Jeremy Corbyn is not normal. He sits outside our sense of taste and decency. When he broke bread with Jewdas, at a time when emotions are still raw, he inflamed a situation already spitting sparks. Corbyn should be showing contrition and humility right now, not antagonising mainstream Jewry by aligning himself with a small, marginal group locked in intra-communal disputes about identity, power and Israel. It is naive to assume that he provokes by accident. If he were merely a fool or damn unlucky, probability dictates that he would do the right thing every now and then. Corbyn knows exactly what he is doing and he doesn't care. It is incumbent on the rest of us to make sure his callous indifference and his inscrutable pathology never becomes normal in this country. 

We've had the rally, some Labour people acknowledge there's a problem, and even the semi-professional Corbyn fan bloggers have been browbeaten into cobbling together a take on it. Now comes the awkward part. Polite explanations and terse conversations; 'how can that be anti-Semitic?' and 'I'm not saying it never happens but it's definitely being exaggerated'. This will require even more patience from Jews and those who have been warning about left-wing anti-Semitism for years. They not only have to break the news to self-proclaimed anti-racists that they have a problem with Jews but also educate them on what having a problem with Jews looks like. 

This task is made all the more difficult because the dreaded I-word looms: Israel. For some time now, traceable at least as far back as the second intifada, there have been almost no boundaries in discourses about Israel. The fact that a man who speaks of his 'friends' among the genocidal Jew-killers of Hamas and Hezbollah came within a few dozen seats of the premiership is but one symbol of this. Left-wing activists, academics, commentators, and politicians who crowbarred grisly tropes into debates about the Israeli-Palestinian conflict and US foreign policy have too often gone unchallenged. The blood libel and the poisoned well, dual loyalty and the scheming cabal. Someone should stick them all on a mural as a visual aid. 

It has fallen to Momentum, of all groups, to warn that 'accusations of anti-Semitism should not and cannot be dismissed simply as right wing smears nor as the result of conspiracies'. Labour anti-Semitism is not a case of a few ‘bad apples’, they say, but an ‘unconscious bias’ which is ‘more widespread’ than many in Labour realise. 

The response of activist academia has been more predictable.
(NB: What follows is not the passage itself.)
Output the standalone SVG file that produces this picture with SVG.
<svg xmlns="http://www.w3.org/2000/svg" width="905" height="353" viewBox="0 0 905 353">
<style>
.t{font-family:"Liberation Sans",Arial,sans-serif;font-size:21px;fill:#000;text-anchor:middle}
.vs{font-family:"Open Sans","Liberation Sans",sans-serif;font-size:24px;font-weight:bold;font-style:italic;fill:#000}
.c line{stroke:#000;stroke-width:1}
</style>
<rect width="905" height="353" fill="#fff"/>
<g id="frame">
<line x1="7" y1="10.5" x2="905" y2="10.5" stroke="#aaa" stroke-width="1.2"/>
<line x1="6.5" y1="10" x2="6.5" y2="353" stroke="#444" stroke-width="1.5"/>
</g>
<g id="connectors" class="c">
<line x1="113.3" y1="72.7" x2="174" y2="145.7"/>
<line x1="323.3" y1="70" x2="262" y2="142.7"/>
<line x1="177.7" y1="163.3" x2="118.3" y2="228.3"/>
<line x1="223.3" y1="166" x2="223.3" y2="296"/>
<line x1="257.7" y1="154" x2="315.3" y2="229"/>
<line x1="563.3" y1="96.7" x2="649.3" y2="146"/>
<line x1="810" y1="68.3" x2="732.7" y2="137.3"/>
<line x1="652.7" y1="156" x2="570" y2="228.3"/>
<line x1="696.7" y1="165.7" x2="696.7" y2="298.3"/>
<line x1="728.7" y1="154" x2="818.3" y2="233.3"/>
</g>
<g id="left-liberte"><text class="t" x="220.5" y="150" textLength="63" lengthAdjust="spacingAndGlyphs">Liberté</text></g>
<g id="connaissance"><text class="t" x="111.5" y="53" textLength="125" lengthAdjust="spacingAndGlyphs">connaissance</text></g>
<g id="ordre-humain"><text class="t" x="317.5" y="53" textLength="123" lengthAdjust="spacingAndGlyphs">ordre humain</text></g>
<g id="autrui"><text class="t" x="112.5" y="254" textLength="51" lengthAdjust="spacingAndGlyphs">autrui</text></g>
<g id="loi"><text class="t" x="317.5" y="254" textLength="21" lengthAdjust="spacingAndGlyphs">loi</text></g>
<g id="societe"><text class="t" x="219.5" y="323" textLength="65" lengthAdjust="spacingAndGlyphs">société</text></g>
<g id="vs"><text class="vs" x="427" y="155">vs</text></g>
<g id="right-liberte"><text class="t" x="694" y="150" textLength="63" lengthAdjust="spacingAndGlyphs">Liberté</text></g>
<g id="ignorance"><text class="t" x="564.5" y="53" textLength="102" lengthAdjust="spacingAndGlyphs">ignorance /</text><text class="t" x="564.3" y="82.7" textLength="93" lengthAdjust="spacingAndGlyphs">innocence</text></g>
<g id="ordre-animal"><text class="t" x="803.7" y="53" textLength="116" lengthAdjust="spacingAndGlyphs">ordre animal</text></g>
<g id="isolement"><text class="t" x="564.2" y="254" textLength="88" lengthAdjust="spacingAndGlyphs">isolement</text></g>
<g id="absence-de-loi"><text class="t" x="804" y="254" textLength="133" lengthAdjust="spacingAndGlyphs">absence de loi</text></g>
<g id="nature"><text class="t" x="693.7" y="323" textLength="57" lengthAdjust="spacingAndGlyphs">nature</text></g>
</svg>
More than 40 lecturers have written to the Guardian helpfully outlining the sort of relativist mush and animus-driven theoretics to which your offspring are expensively subjected. They, of course, condemn anti-Semitism ('wherever it exists’) but are more concerned that 'the debate on anti-Semitism has been weaponise it against a single political figure just ahead of important elections’. Reporting on Labour anti-Semitism has failed to acknowledge Corbyn's 'long-established anti-racist record', 'relied on a handful of sources such as the Board of Deputies, the Jewish Leadership Council and well-known political opponents of Corbyn', and neglected to expose 'the political motivations of some of Corbyn’s most vocal critics'. Next time you see a study on media bias, remember these are the people who author them. 

Such denialism, excuse-making and whataboutery are pervasive. You might even call it ‘mood music’. Former Radio 4 presenter Robin Lustig tweets:

‘I hope all those who have spoken out so forcefully against anti-Semitism in the Labour Party will be equally vocal in their condemnation of the appalling brutality of Israel security forces in Gaza.’
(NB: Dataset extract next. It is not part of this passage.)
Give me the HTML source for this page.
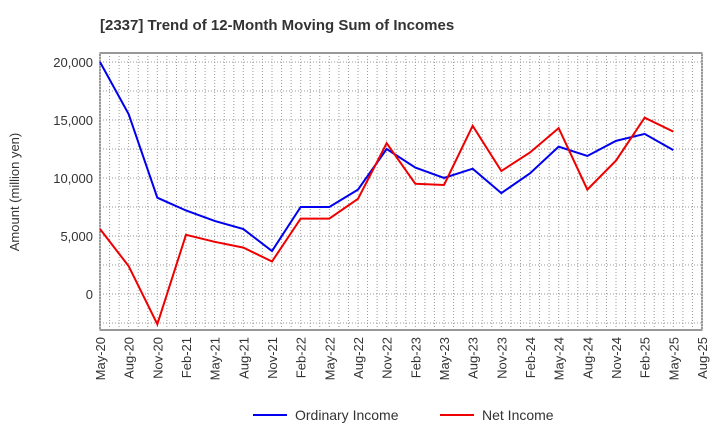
<!DOCTYPE html>
<html><head><meta charset="utf-8"><style>
body{margin:0;background:#fff;font-family:"Liberation Sans",sans-serif}
</style></head><body>
<svg id="chart" width="720" height="440" xmlns="http://www.w3.org/2000/svg">
<text x="100" y="30" font-size="15" font-weight="bold" fill="#333">[2337]  Trend of 12-Month Moving Sum of Incomes</text>
<g id="grid"></g><g id="axes"></g><g id="series"></g>
<text transform="translate(19,192) rotate(-90)" text-anchor="middle" font-size="13" fill="#333">Amount (million yen)</text>
<g>
<line x1="253" y1="415" x2="287" y2="415" stroke="#0000ee" stroke-width="2"/>
<text x="295" y="420" font-size="14" fill="#333">Ordinary Income</text>
<line x1="440" y1="415" x2="474" y2="415" stroke="#ee0000" stroke-width="2"/>
<text x="482" y="420" font-size="14" fill="#333">Net Income</text>
</g>
</svg>
<script>
const xLabels=["May-20","Aug-20","Nov-20","Feb-21","May-21","Aug-21","Nov-21","Feb-22","May-22","Aug-22","Nov-22","Feb-23","May-23","Aug-23","Nov-23","Feb-24","May-24","Aug-24","Nov-24","Feb-25","May-25","Aug-25"];
const yTicks=[0,5000,10000,15000,20000];
const ordinaryIncome=[20000,15500,8300,7200,6300,5600,3700,7500,7500,9000,12500,10900,10000,10800,8700,10400,12700,11900,13200,13800,12400];
const netIncome=[5600,2400,-2600,5100,4500,4000,2800,6500,6500,8200,13000,9500,9400,14500,10600,12200,14300,9000,11500,15200,14000];
const L=100,R=702,T=53,B=330;
const xs=i=>L+i*(R-L)/(xLabels.length-1);
const ys=v=>294-v*58/5000;
const NS="http://www.w3.org/2000/svg";
function mk(p,t,a){const e=document.createElementNS(NS,t);for(const k in a)e.setAttribute(k,a[k]);p.appendChild(e);return e;}
const grid=document.getElementById('grid'),axes=document.getElementById('axes'),ser=document.getElementById('series');
mk(grid,'rect',{x:L,y:T,width:R-L,height:B-T,fill:'#fff',stroke:'#333'});
for(let v=-2500;v<=20500;v+=2500){if(ys(v)<T||ys(v)>B)continue;const g=mk(grid,'line',{x1:L,x2:R,y1:ys(v),y2:ys(v),stroke:'#999','stroke-dasharray':'1,2'});}
for(let i=0;i<xLabels.length*3-2;i++){const x=L+i*(R-L)/((xLabels.length-1)*3);const g=mk(grid,'line',{x1:x,x2:x,y1:T,y2:B,stroke:'#999','stroke-dasharray':'1,2'});}
yTicks.forEach(v=>{const t=mk(axes,'text',{x:L-7,y:ys(v)+5,'text-anchor':'end','font-size':'13',fill:'#333'});t.textContent=v.toLocaleString('en-US');});
xLabels.forEach((s,i)=>{const t=mk(axes,'text',{transform:`translate(${xs(i)+5},${B+7}) rotate(-90)`,'text-anchor':'end','font-size':'13',fill:'#333'});t.textContent=s;});
function line(d,c,n){const p=mk(ser,'polyline',{points:d.map((v,i)=>xs(i)+','+ys(v)).join(' '),fill:'none',stroke:c,'stroke-width':2});}
line(ordinaryIncome,'#0000ee','ordinary-income-line');
line(netIncome,'#ee0000','net-income-line');
</script>
</body></html>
I had the misfortune of alighting on the views of a leading political scientist on a mutual friend's Facebook page. There this thinker, greatly respected in his field, opined that Corbyn was the victim of a conspiracy aided by the British state and involving agents provocateurs. It was all there, right down to talk of 'tentacles'. 
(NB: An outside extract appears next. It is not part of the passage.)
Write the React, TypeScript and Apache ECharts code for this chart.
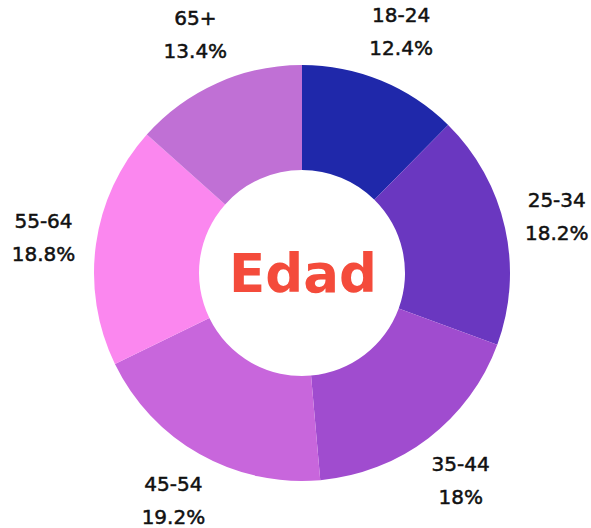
import React, { useEffect, useRef } from "react";
import * as echarts from "echarts";

const categories = ["18-24", "25-34", "35-44", "45-54", "55-64", "65+"];
const values = [12.4, 18.2, 18, 19.2, 18.8, 13.4];
const colors = ["#1f28aa", "#6a37c0", "#a04ccf", "#c866dc", "#fb87ef", "#c070d5"];
const centerTitle = "Edad";

export default function App() {
  const ref = useRef<HTMLDivElement>(null);
  useEffect(() => {
    if (!ref.current) return;
    const chart = echarts.init(ref.current, null, { renderer: "svg" });
    const data = categories.map((name, i) => ({ name, value: values[i] }));
    chart.setOption({
      animation: false,
      backgroundColor: "#ffffff",
      graphic: [
        {
          type: "text",
          x: 303,
          y: 273,
          style: {
            text: centerTitle,
            fill: "#f44b3b",
            font: "bold 53px 'DejaVu Sans', sans-serif",
            textAlign: "center",
            textVerticalAlign: "middle",
          },
        },
      ],
      series: [
        {
          type: "pie",
          center: [302, 273],
          radius: [103, 208],
          startAngle: 90,
          clockwise: true,
          silent: true,
          label: { show: false },
          labelLine: { show: false },
          itemStyle: {
            color: (p: any) => colors[p.dataIndex],
            borderWidth: 0,
          },
          data,
        },
        {
          type: "pie",
          center: [302, 273],
          radius: [240, 276],
          startAngle: 90,
          clockwise: true,
          silent: true,
          itemStyle: { color: "rgba(0,0,0,0)", borderWidth: 0 },
          label: {
            show: true,
            position: "inside",
            formatter: "{b}\n{c}%",
            color: "#111111",
            textBorderColor: "#111111",
            textBorderWidth: 0.5,
            fontSize: 20,
            fontWeight: "normal",
            fontFamily: "'DejaVu Sans', sans-serif",
            lineHeight: 33,
            align: "center",
          },
          labelLine: { show: false },
          data,
        },
      ],
    });
    return () => chart.dispose();
  }, []);
  return (
    <div
      ref={ref}
      style={{ position: "fixed", left: 0, top: 0, width: 591, height: 528 }}
    />
  );
}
Momentum is right. The British left has an anti-Semitism problem but then it has for some time. The BBC's Middle East editor says the Israeli prime minister 'plays the Holocaust card'. A Labour MP believes British Jews should effectively be banned from serving as ambassador to Israel. A peer of the realm called for an inquiry into whether Israeli troops in Haiti were involved in organ trafficking. The New Statesman queried the existence of a 'kosher conspiracy' while the Guardian has run cartoons of Benjamin Netanyahu as a puppet master and of a blood-smeared Jewish knuckle-duster pummelling an Arab child. The Independent sketched Ariel Sharon devouring a Palestinian baby while the Observer carried a poem by academic and broadcaster Tom Paulin branding the IDF 'the Zionist SS'. When Paulin called for Israelis living in the West Bank to be shot dead, the Guardian told its readers he had 'confirmed his talent for controversy’. 

A section of the left has confirmed its talent for seeing racism in opponents but never in itself. It will be of no use in combating Jew-hatred until it recognises its part in the problem and stops angrily defending a man whose fractious politics is normalising anti-Semitism.